Set exercise — Extract only the lines running from the top of the entries to the line that holds "grey = '#9a9a9a'". Include that line and omit the pictures.

Code that draws figures —
(begin)

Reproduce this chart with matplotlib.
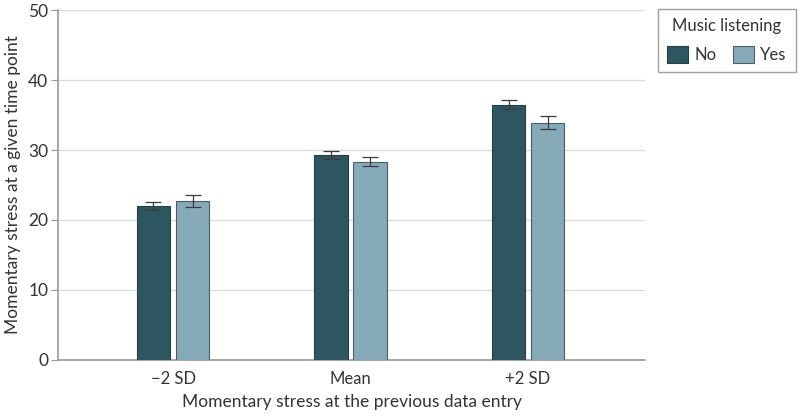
import numpy as np
import matplotlib.pyplot as plt

plt.rcParams['font.family'] = ['Lato', 'DejaVu Sans']

categories = ['−2 SD', 'Mean', '+2 SD']
no_means = [22.0, 29.3, 36.5]
no_err = [0.6, 0.6, 0.65]
yes_means = [22.7, 28.3, 33.9]
yes_err = [0.9, 0.65, 0.95]

c_no = '#2e5661'
c_yes = '#87aab8'
grey = '#9a9a9a'

fig = plt.figure(figsize=(8, 4.19), dpi=100)
ax = fig.add_axes([0.0725, 0.141, 0.734, 0.835])

x = np.arange(len(categories))
w = 0.19
off = 0.11
ekw = dict(ecolor='#3a3a3a', elinewidth=0.9, capsize=6, capthick=0.9)
ax.bar(x - off, no_means, w, yerr=no_err, color=c_no, edgecolor='#253f47',
       linewidth=0.8, error_kw=ekw, label='No', zorder=3)
ax.bar(x + off, yes_means, w, yerr=yes_err, color=c_yes, edgecolor='#4a5f68',
       linewidth=0.8, error_kw=ekw, label='Yes', zorder=3)

ax.set_xlim(-0.648, 2.66)
ax.set_ylim(0, 50)
ax.set_yticks(range(0, 51, 10))
ax.set_xticks(x)
ax.set_xticklabels(categories)
ax.yaxis.grid(True, color='#dcdcdc', linewidth=1, zorder=0)
ax.set_axisbelow(True)

for s in ['top', 'right']:
    ax.spines[s].set_visible(False)
for s in ['left', 'bottom']:
    ax.spines[s].set_color(grey)
    ax.spines[s].set_linewidth(1.2)
ax.tick_params(axis='y', length=5, color=grey, labelsize=12.5, labelcolor='#333333', pad=2)
ax.tick_params(axis='x', length=0, labelsize=12, labelcolor='#333333', pad=8)

ax.set_ylabel('Momentary stress at a given time point', fontsize=12.5, color='#333333', labelpad=5)
ax.set_xlabel('Momentary stress at the previous data entry', fontsize=12.5, color='#333333', labelpad=5)

leg = fig.legend(title='Music listening', ncol=2, loc='upper right',
                 bbox_to_anchor=(0.995, 0.979), borderaxespad=0, frameon=True, fancybox=False,
                 fontsize=12, title_fontsize=12, handlelength=1.25, handleheight=1.25,
                 columnspacing=1.0, handletextpad=0.4, borderpad=0.55, labelspacing=0.7)
leg.get_frame().set_edgecolor('#8a8a8a')
leg.get_frame().set_linewidth(1)
for t in leg.get_texts():
    t.set_color('#333333')
leg.get_title().set_color('#333333')

fig.savefig('out.png', dpi=100)
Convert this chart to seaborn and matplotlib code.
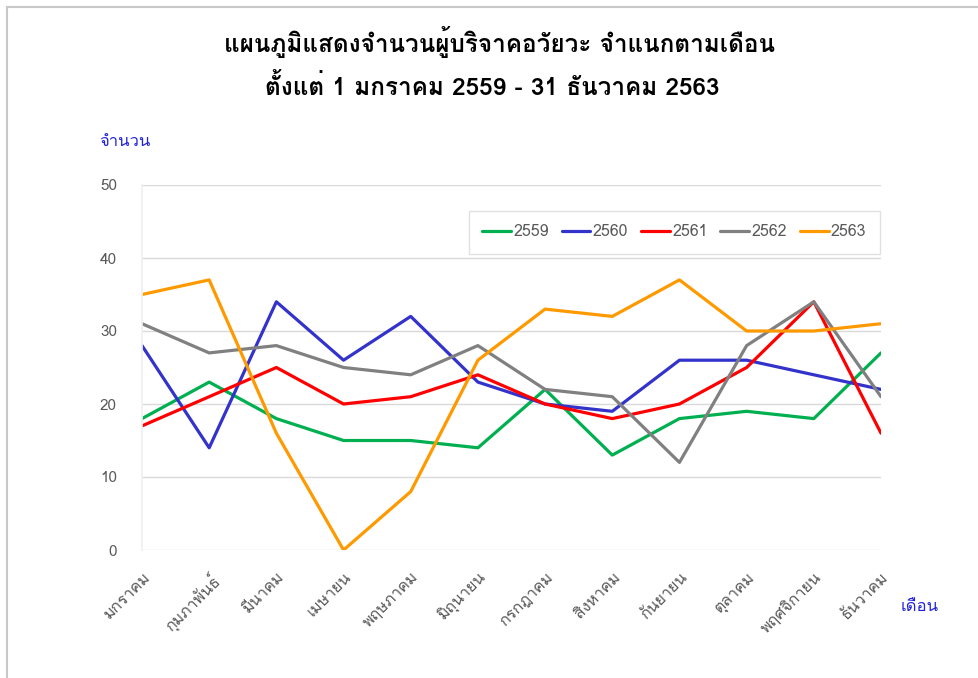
import matplotlib
matplotlib.use("Agg")
import matplotlib.pyplot as plt
from matplotlib import font_manager
from matplotlib.ft2font import FT2Font
from matplotlib.lines import Line2D
import pandas as pd
import seaborn as sns

months = ["มกราคม", "กุมภาพันธ์", "มีนาคม", "เมษายน", "พฤษภาคม", "มิถุนายน",
          "กรกฎาคม", "สิงหาคม", "กันยายน", "ตุลาคม", "พฤศจิกายน", "ธันวาคม"]
years = ["2559", "2560", "2561", "2562", "2563"]
y2559 = [18, 23, 18, 15, 15, 14, 22, 13, 18, 19, 18, 27]
y2560 = [28, 14, 34, 26, 32, 23, 20, 19, 26, 26, 24, 22]
y2561 = [17, 21, 25, 20, 21, 24, 20, 18, 20, 25, 34, 16]
y2562 = [31, 27, 28, 25, 24, 28, 22, 21, 12, 28, 34, 21]
y2563 = [35, 37, 16, 0, 8, 26, 33, 32, 37, 30, 30, 31]
colors = ["#00B050", "#3333CC", "#FF0000", "#808080", "#FF9900"]

title1 = "แผนภูมิแสดงจำนวนผู้บริจาคอวัยวะ จำแนกตามเดือน"
title2 = "ตั้งแต่ 1 มกราคม 2559 - 31 ธันวาคม 2563"


def find_thai_family():
    for f in font_manager.fontManager.ttflist:
        try:
            if 0x0E01 in FT2Font(f.fname).get_charmap():
                return f.name
        except Exception:
            continue
    return None


def main():
    sns.set_theme(style="white")
    thai = find_thai_family()
    fams = ([thai] if thai else []) + ["DejaVu Sans"]
    plt.rcParams["font.family"] = fams

    df = pd.DataFrame({"month": months * 5,
                       "year": sum([[y] * 12 for y in years], []),
                       "value": y2559 + y2560 + y2561 + y2562 + y2563})

    fig = plt.figure(figsize=(9.79, 6.78), dpi=100)
    ax = fig.add_axes([142 / 979, 1 - 550 / 678, (881 - 142) / 979, (550 - 185) / 678])
    sns.lineplot(data=df, x="month", y="value", hue="year", palette=colors,
                 linewidth=2.3, sort=False, ax=ax)

    ax.set_xlim(0, 11)
    ax.set_ylim(0, 50)
    ax.set_yticks(range(0, 51, 10))
    ax.grid(axis="y", color="#D9D9D9", linewidth=1)
    for s in ["top", "right", "bottom"]:
        ax.spines[s].set_visible(False)
    ax.spines["left"].set_color("#EFEFEF")
    ax.set_xlabel("")
    ax.set_ylabel("")
    ax.tick_params(axis="y", colors="#595959", labelsize=11, pad=18, length=0)
    ax.tick_params(axis="x", colors="#595959", labelsize=11.5, length=0, pad=14)
    ax.set_xticks(range(12))
    ax.set_xticklabels(months, rotation=45, ha="right", rotation_mode="anchor")

    ax.legend(loc="upper right", bbox_to_anchor=(1.0095, 0.951), ncol=5,
              frameon=True, fancybox=False, edgecolor="#D9D9D9",
              fontsize=11.5, handlelength=1.8, handletextpad=0.15,
              columnspacing=0.8, labelcolor="#595959", borderpad=0.85)

    fig.text(0.51, 1 - 42 / 678, title1, ha="center", va="center", fontsize=17.5,
             fontweight="bold", color="black")
    fig.text(0.503, 1 - 87 / 678, title2, ha="center", va="center", fontsize=17.5,
             fontweight="bold", color="black")
    fig.text(125 / 979, 1 - 142 / 678, "จำนวน", ha="center", va="center",
             fontsize=12, color="#2222DD")
    fig.text(920 / 979, 1 - 607 / 678, "เดือน", ha="center", va="center",
             fontsize=12, color="#2222DD")

    fig.add_artist(Line2D([7 / 979, 7 / 979], [0, 1 - 7 / 678], transform=fig.transFigure,
                          color="#C8C8C8", linewidth=1.5))
    fig.add_artist(Line2D([7 / 979, 1], [1 - 7 / 678, 1 - 7 / 678], transform=fig.transFigure,
                          color="#C8C8C8", linewidth=1.5))

    fig.savefig("out.png", dpi=100)


if __name__ == "__main__":
    main()
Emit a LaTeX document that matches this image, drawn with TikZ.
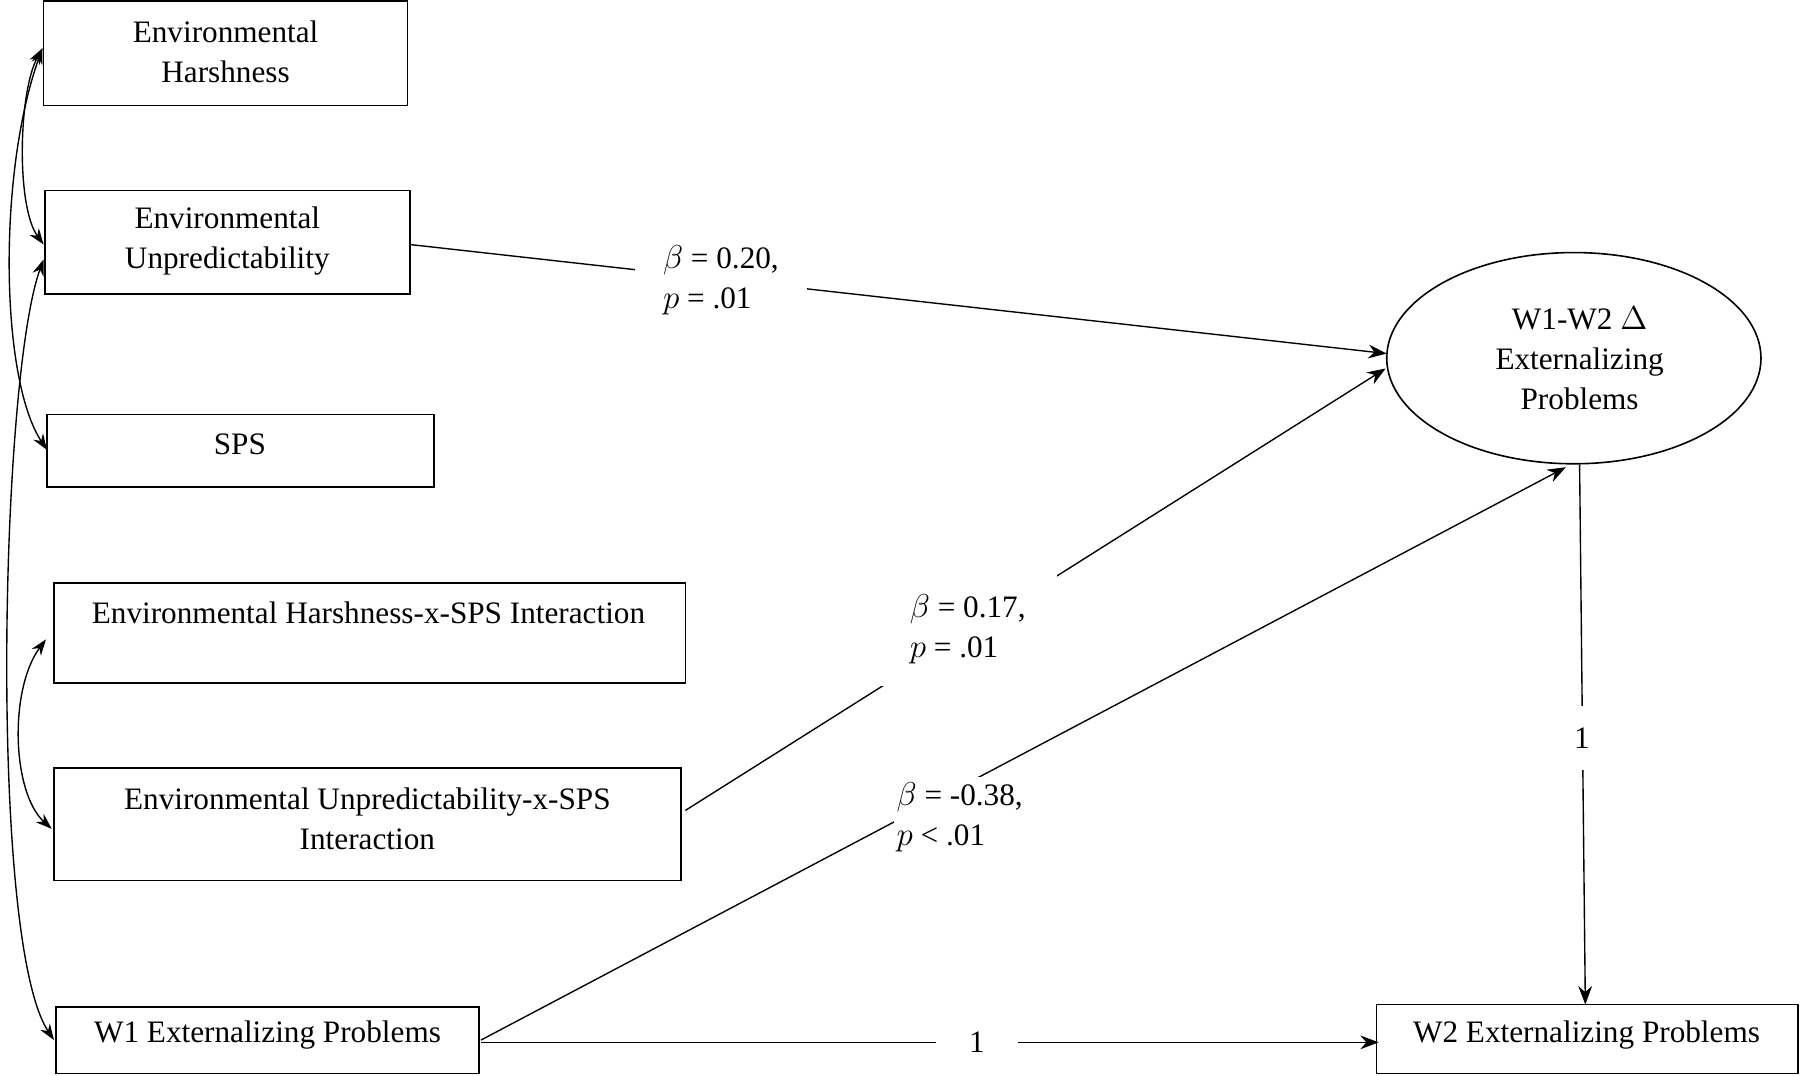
\documentclass[tikz,border=0pt]{standalone}
\usepackage{fontspec}
\setmainfont{Liberation Serif}
\usetikzlibrary{arrows.meta}
\begin{document}
\begin{tikzpicture}[x=0.5pt,y=-0.5pt,
  txt/.style={font=\fontsize{13.6}{17.5}\selectfont,align=center,inner sep=0},
  lab/.style={font=\fontsize{13.6}{17.5}\selectfont,align=left,fill=white,inner sep=1pt},
  arr/.style={-{Stealth[length=8pt,width=6pt]},line width=0.6pt},
  darr/.style={{Stealth[length=7pt,width=5pt]}-{Stealth[length=7pt,width=5pt]},line width=0.6pt}]
\useasboundingbox (0,0) rectangle (1568,937);
\draw[line width=0.7pt] (38,1) rectangle (355,92);
\node[txt] (eh) at (196.5,45) {Environmental\\Harshness};
\draw[line width=0.7pt] (39,166) rectangle (357,256);
\node[txt] (eu) at (198,210) {Environmental\\Unpredictability};
\draw[line width=0.7pt] (41,361) rectangle (378,424);
\node[txt] (sps) at (209,387) {SPS};
\draw[line width=0.7pt] (47,508) rectangle (597,595);
\node[txt] (ehx) at (321,534) {Environmental Harshness-x-SPS Interaction};
\draw[line width=0.7pt] (47,669) rectangle (593,767);
\node[txt] (eux) at (320,713) {Environmental Unpredictability-x-SPS\\Interaction};
\draw[line width=0.7pt] (49,877) rectangle (417,935);
\node[txt] (w1) at (233,902) {W1 Externalizing Problems};
\draw[line width=0.7pt] (1199,875) rectangle (1566,935);
\node[txt] (w2) at (1382,902) {W2 Externalizing Problems};
\draw[line width=0.7pt] (1371,312) ellipse [x radius=163, y radius=92];
\node[txt] (d) at (1376,312) {W1-W2 $\Delta$\\Externalizing\\Problems};
\coordinate (ehL) at (37,42);
\coordinate (euL1) at (38,213);
\coordinate (euL2) at (38,226);
\coordinate (spsL) at (41,392);
\coordinate (w1L) at (47,906);
\coordinate (ehxL) at (40,557);
\coordinate (euxL) at (45,722);
\draw[darr] (ehL) .. controls (16,80) and (14,180) .. (euL1);
\draw[darr] (ehL) .. controls (-2,150) and (0,330) .. (spsL);
\draw[darr] (euL2) .. controls (0,330) and (-10,820) .. (w1L);
\draw[darr] (ehxL) .. controls (8,600) and (10,690) .. (euxL);
\coordinate (a1) at (357,213); \coordinate (e1) at (1208,308);
\coordinate (a2) at (597,706); \coordinate (e2) at (1207,321);
\coordinate (a3) at (419,906); \coordinate (e3) at (1364,407);
\coordinate (e4) at (1376,405); \coordinate (b4) at (1381,875);
\coordinate (a5) at (419,908); \coordinate (b5) at (1201,908);
\draw[arr] (a1) -- (e1);
\draw[arr] (a2) -- (e2);
\draw[arr] (a3) -- (e3);
\draw[arr] (e4) -- (b4);
\draw[arr] (a5) -- (b5);
\node[lab,minimum width=75pt,minimum height=35pt] (l1) at (628,244) {$\beta$ = 0.20,\\$p$ = .01};
\node[lab,minimum width=78pt,minimum height=50pt] (l2) at (843,548) {$\beta$ = 0.17,\\$p$ = .01};
\node[lab,minimum width=55pt,minimum height=35pt] (l3) at (836,712) {$\beta$ = -0.38,\\$p$ < .01};
\node[lab,minimum height=28pt] (l4) at (1378,643) {1};
\node[lab,minimum width=36pt] (l5) at (851,908) {1};
\end{tikzpicture}
\end{document}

(end)

Reply —
Reproduce this chart with matplotlib.
import numpy as np
import matplotlib.pyplot as plt

plt.rcParams['font.family'] = ['Lato', 'DejaVu Sans']

categories = ['−2 SD', 'Mean', '+2 SD']
no_means = [22.0, 29.3, 36.5]
no_err = [0.6, 0.6, 0.65]
yes_means = [22.7, 28.3, 33.9]
yes_err = [0.9, 0.65, 0.95]

c_no = '#2e5661'
c_yes = '#87aab8'
grey = '#9a9a9a'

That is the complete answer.